Treading that line most skillfully, then, is the title track itself, which contains one of the aforementioned straightforward beats, a beat that quietly, subtly dominates the entire track. As that beat glides along, seemingly unaware of any possible peril that might be around it, a masterfully gated synth line shows up, making the track feel oddly unbalanced. As some more abrasive, power-drill style rhythmic elements appear, the track becomes the aural equivalent of seasickness while still retaining an inherent danceability. It’s through the study of this sort of oddness that a song that barely changes over the course of over five minutes can manage to retain the interest of its listener, and Grummich appears to know this as well as anyone. When a song veers too close to the edge of sanity, as later tracks like “Camp Tipsy” and “Bread and Butter” occasionally do, Grummich is sure to quickly introduce or re-emphasize something that grounds it. On the other hand, just as the listener becomes overly comfortable with a track rooted in straight-up dance, Grummich surprises by replacing a sound (“You Don’t Know”, where an icy keyboard is replaced by a warm piano) or providing an aural kick in the pants via a beat change (the end of the creepy “A Roboter” is nothing short of discombobulating).
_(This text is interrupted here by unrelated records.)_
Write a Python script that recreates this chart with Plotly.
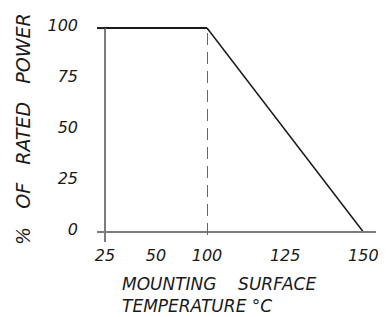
import numpy as np
import plotly.graph_objects as go

# ---- data ----
temperature = [25, 100, 150]          # mounting surface temperature, °C
rated_power = [100, 100, 0]           # % of rated power
x_tick_low = [25, 50]                 # ticks on the low-temperature section
x_tick_high = [100, 125, 150]         # ticks on the derating section
y_ticks = [0, 25, 50, 75, 100]
y_title = "%\u00a0\u00a0\u00a0OF\u00a0\u00a0\u00a0RATED\u00a0\u00a0\u00a0POWER"
x_title = "MOUNTING\u00a0\u00a0\u00a0\u00a0SURFACE<br>TEMPERATURE\u00a0°C"

knee = temperature[1]
t = np.array(temperature)
p = np.array(rated_power)
low = t <= knee
high = t >= knee

# the page body adds an 8px margin, so the figure is laid out 8px smaller
OFF = 8
W, H = 386 - OFF, 317 - OFF
L, R, T, B = 105 - OFF, 379 - OFF, 24 - OFF, 236 - OFF   # plot area in figure px
pw, ph = R - L, B - T
split = (207 - OFF - L) / pw

FONT = "DejaVu Sans"
ink = "#1a1a1a"
axis_grey = "#7c7c7c"

fig = go.Figure()
fig.add_trace(go.Scatter(x=t[low], y=p[low], mode="lines", xaxis="x", yaxis="y",
                         line=dict(color=ink, width=2), showlegend=False, hoverinfo="skip"))
fig.add_trace(go.Scatter(x=t[high], y=p[high], mode="lines", xaxis="x2", yaxis="y",
                         line=dict(color=ink, width=1.5), showlegend=False, hoverinfo="skip"))

tickfont = dict(family=FONT, size=16, color=ink, style="italic")

fig.update_layout(
    width=W, height=H,
    margin=dict(l=L, r=W - R, t=T, b=H - B, pad=0, autoexpand=False),
    paper_bgcolor="white", plot_bgcolor="white",
    xaxis=dict(type="log", domain=[0, split], range=[np.log10(temperature[0]), np.log10(knee)],
               anchor="y", tickmode="array", tickvals=x_tick_low, ticktext=[str(v) for v in x_tick_low],
               showgrid=False, zeroline=False, showline=False, ticks="", automargin=False,
               tickfont=tickfont, ticklabelstandoff=8),
    xaxis2=dict(domain=[split, 1], range=[knee, 155], anchor="y",
                tickmode="array", tickvals=x_tick_high, ticktext=[str(v) for v in x_tick_high],
                showgrid=False, zeroline=False, showline=False, ticks="", automargin=False,
                tickfont=tickfont, ticklabelstandoff=8),
    yaxis=dict(range=[-2, 102], tickmode="array", tickvals=y_ticks,
               ticktext=[str(v) for v in y_ticks], automargin=False,
               showgrid=False, zeroline=False, showline=False, ticks="",
               tickfont=tickfont, ticklabelstandoff=26, ticklabelshift=-3),
)

def px_x(px):
    """reference-picture x pixel -> paper fraction"""
    return (px - OFF - L) / pw

def px_y(py):
    """reference-picture y pixel -> paper fraction"""
    return (B - (py - OFF)) / ph

shapes = [
    # x axis line (extends a little left of the y axis)
    dict(type="line", xref="paper", yref="y", x0=px_x(97), x1=px_x(376), y0=0, y1=0,
         line=dict(color=axis_grey, width=2)),
    # y axis line (extends a little below the x axis)
    dict(type="line", xref="paper", yref="paper", x0=0, x1=0, y0=px_y(242), y1=px_y(28),
         line=dict(color=axis_grey, width=2)),
    # 100 % line extension to the left
    dict(type="line", xref="paper", yref="y", x0=px_x(97), x1=0, y0=rated_power[0], y1=rated_power[0],
         line=dict(color=ink, width=2)),
    # dashed line at the knee
    dict(type="line", xref="x2", yref="paper", x0=knee, x1=knee, y0=px_y(235), y1=px_y(33),
         line=dict(color="#666666", width=2, dash="12px,7px")),
]
fig.update_layout(shapes=shapes)

fig.add_annotation(text=x_title, xref="paper", yref="paper", x=px_x(120), y=px_y(272),
                   xanchor="left", yanchor="top", align="left", showarrow=False,
                   font=dict(family=FONT, size=17, color=ink, style="italic"))
fig.add_annotation(text=y_title, xref="paper", yref="paper", x=px_x(23), y=px_y(129),
                   xanchor="center", yanchor="middle", textangle=-90, showarrow=False,
                   font=dict(family=FONT, size=19, color=ink, style="italic"))

fig.write_html("out.html")
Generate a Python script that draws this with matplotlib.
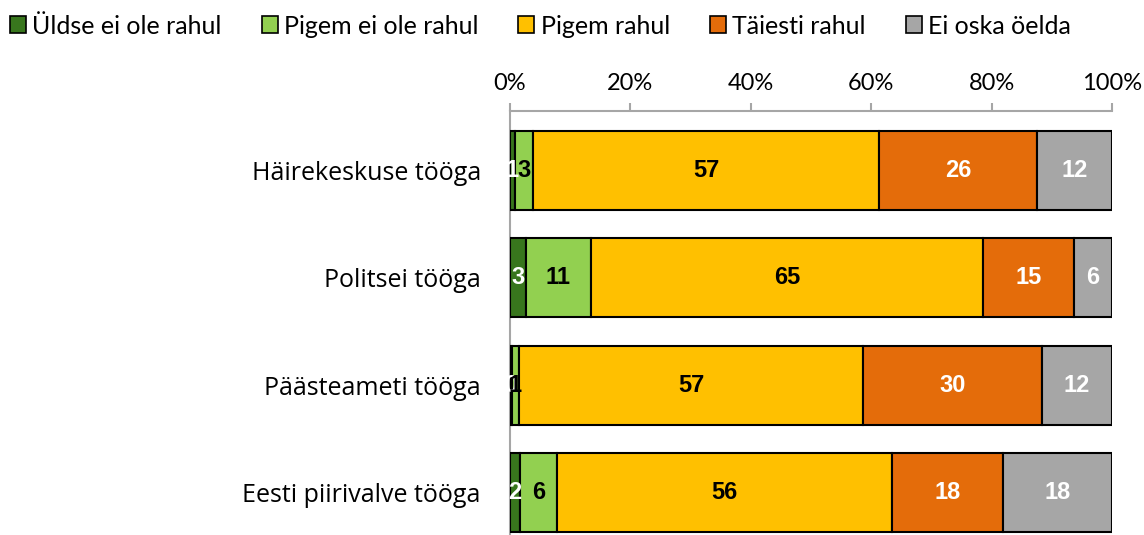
import matplotlib
matplotlib.use("Agg")
import matplotlib.pyplot as plt
import numpy as np
from matplotlib.patches import Patch

# Andmed (protsendid, loetud jooniselt)
categories = ["Häirekeskuse tööga", "Politsei tööga", "Päästeameti tööga", "Eesti piirivalve tööga"]
series_names = ["Üldse ei ole rahul", "Pigem ei ole rahul", "Pigem rahul", "Täiesti rahul", "Ei oska öelda"]
uldse_ei = [0.8, 2.6, 0.3, 1.7]
pigem_ei = [3.1, 10.8, 1.2, 6.1]
pigem_rahul = [57.4, 65.2, 57.2, 55.7]
taiesti = [26.3, 15.1, 29.7, 18.4]
ei_oska = [12.4, 6.3, 11.6, 18.1]
labels = [
    ["1", "3", "57", "26", "12"],
    ["3", "11", "65", "15", "6"],
    ["0", "1", "57", "30", "12"],
    ["2", "6", "56", "18", "18"],
]

colors = ["#38761d", "#92d050", "#ffc000", "#e46c0a", "#a6a6a6"]
text_colors = ["white", "black", "black", "white", "white"]

plt.rcParams['font.family'] = ['Lato', 'DejaVu Sans']

fig = plt.figure(figsize=(11.44, 5.35), dpi=100)
ax = fig.add_axes([510 / 1144, 0.0, (1112 - 510) / 1144, 424 / 535])

data = np.array([uldse_ei, pigem_ei, pigem_rahul, taiesti, ei_oska])
y = np.arange(len(categories))
left = np.zeros(len(categories))
for i in range(len(series_names)):
    ax.barh(y, data[i], left=left, height=0.735, color=colors[i],
            edgecolor="black", linewidth=1.5, zorder=3)
    for j in range(len(categories)):
        ax.text(left[j] + data[i][j] / 2, y[j], labels[j][i], ha="center", va="center",
                color=text_colors[i], fontsize=17, fontweight="bold",
                family=["Liberation Sans", "DejaVu Sans"], zorder=4)
    left += data[i]

ax.set_xlim(0, 100)
ax.set_ylim(3.395, -0.549)
ax.set_yticks(y)
ax.set_yticklabels(categories, fontsize=18, family=["Open Sans", "DejaVu Sans"])
ax.tick_params(axis="y", length=0, pad=21)
ax.xaxis.tick_top()
ax.set_xticks(np.arange(0, 101, 20))
ax.set_xticklabels([f"{v}%" for v in range(0, 101, 20)], fontsize=17)
ax.tick_params(axis="x", length=6, color="#a6a6a6", width=1.5, pad=6)
for s in ["right", "bottom"]:
    ax.spines[s].set_visible(False)
for s in ["top", "left"]:
    ax.spines[s].set_color("#a6a6a6")
    ax.spines[s].set_linewidth(1.5)

handles = [Patch(facecolor=c, edgecolor="black", linewidth=1.2) for c in colors]
fig.legend(handles, series_names, loc="center left", bbox_to_anchor=(10 / 1144, 1 - 26 / 535),
           ncol=5, frameon=False, fontsize=18, handlelength=0.64, handleheight=0.64,
           handletextpad=0.25, columnspacing=1.6, borderaxespad=0, borderpad=0)

fig.savefig("out.png", dpi=100)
As if to emphasize that he is an artist not to be pigeonholed, Grummich ends the CD with three exercises in beatless ambience. “Awaking Naked” is a rather lovely set of chord washes, while “Alien Radio Duststar” and “The Kids Playing in the Park” feel rather like two parts of a single abstract journey into space, complete with lots of bleeps and, um, “spacey noises”. Together, the three tracks complete the portrait of Grummich, an artist as multi-faceted as any in the modern electronic scene, though subtly so. The different sides of his musical persona aren’t so much completely different as they are one aesthetic viewed from many different angles. Switch Off the Soap Opera is more interesting than it is exciting, really, but it’s absolutely worth a look from anyone for whom the words “minimal techno” don’t inspire recoiling in horror. At the very least, it’s so much more of an accomplished album than its car commercial of a first track implies.